I emphasise this is a greatly simplified picture of one of the more basic designs. Obviously it will be better if this can be done for both intake and exhaust camshafts independently. The cost will be greater computing capacity. It will be even better if you can vary the valve lift as well as the timing because that will allow you to open the inlet valves wider when the need arises to get more air into the cylinders. This is i done on several designs, but it clearly requires even more computing power. 

Most designs use hydraulic pressure (with engine oil as the hydraulic fluid) to operate components, and increasingly this is done in conjunction with electronic control units and sensors. Conversations with people in the automotive maintenance and repair industry have revealed the earlier more mechanically orientated systems  were bulletproof, with BMW's VANOS system receiving high praise.

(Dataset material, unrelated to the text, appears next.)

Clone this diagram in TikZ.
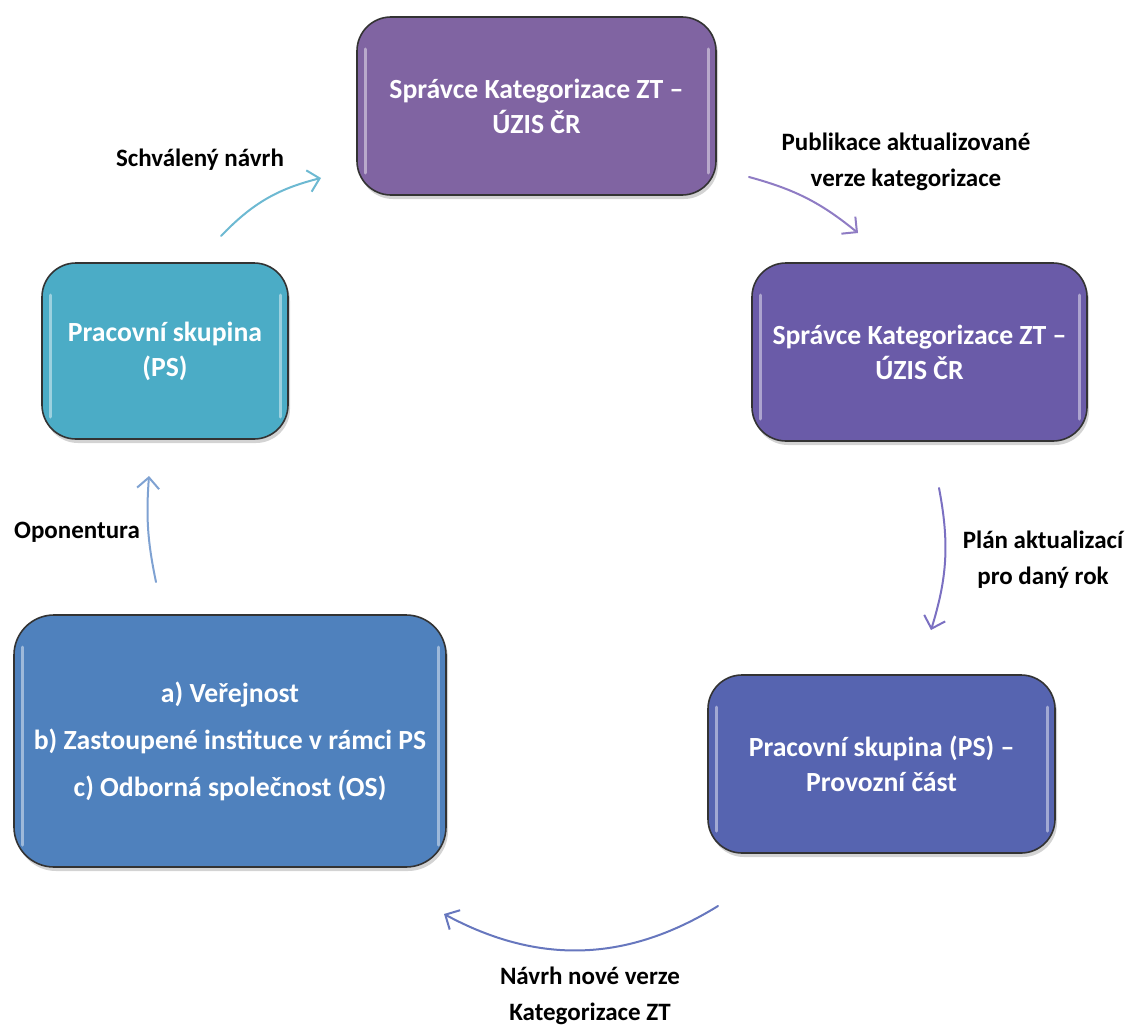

There is one crucial proviso, though, which applies to all VVT designs, and that is the vitally important need for the correct engine oil and scrupulously clean oil. Use only oil recommended by the manufacturer, expensive though it might be. Verify that the service centre puts nothing else in the engine. Bear in mind that severe duty (which includes predominantly short trips and stop/start operation in congested traffic) calls for the change interval to be halved.

The consensus of opinion is that the latest heavily computerised systems work marvellously well until they fail, whereupon financial ruin looms large. This is especially important for buyers of used cars, where you never quite know how the servicing was done under the first owner, and you often don't have the protection of a factory warranty.